There were a couple of notable polka bands that played all around southern Minnesota. Two stick in my mind. The first was Whoopee John. Whoopee’s birth name was John Anthony Wilfarht—but Whoopee John seemed a much better moniker for a polka musician. Of the nearly 1,000 songs the band recorded, the “Mariechen Waltz” and the “Clarinet Polka” were the two most popular.

The second band featured the “Six Fat Dutchmen” who were led by Harold Loeffelmacher. Their featured style of music was “Ooom-pah,” heavy on the tuba as the Ooom and countered by the high tones of the clarinet as the pah. While the Dutchmen did begin as six swingers, the band doubled in size over time. Their home ballroom was George’s in downtown New Ulm where they were voted the Number One Polka Band by the National Ballroom Operators Association for seven years running.

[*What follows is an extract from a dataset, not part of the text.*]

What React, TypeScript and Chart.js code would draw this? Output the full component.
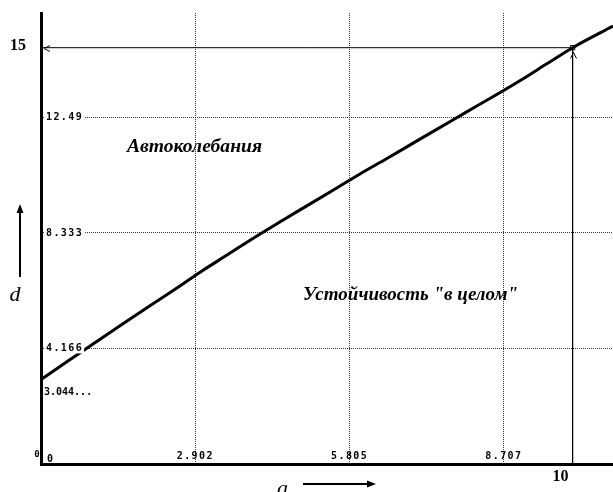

My own touch with polka music came in high school with a band we called the White Sport Coats. We were asked by a local politician to gather in the cargo bed of his truck and play polkas as we drove from small town to small town, hoping that the citizenry would be drawn by the music and the politician could give them his pitch, and they would leave humming while we would head on to the villages of Kasson, Zumbrota, Pine Island and Oronoco. It must have worked, because I think he won his election. It is strange, however, what sticks in your mind as a result of such activities. In my case it was the music. We played a song called “Alee Hasenpfeffer” whose words praised a traditional German stew made from marinated rabbit.

Ah yes, “Alee Hasenpfeffer, Alee Hasenpfeffer, Alee, Alee, Alee Eh!” As young teenagers, we changed the song’s words to “Alee cut the mustard,” thinking we were being clever by slipping in a bit of off-color humor and fooling our parents or whoever cared to listen. I dare say that nobody did.

The major change that came about as a result of band tours probably showed in my lips. I believe they are still a bit puffy from the mouthpiece on my trumpet after hitting high notes in the back of that pickup parked in front of several city halls.

Despite the fact that my musical interests have shifted in another direction, why not attach picks to fingers and polka on? Is it all right with you, Alee? Jawohl?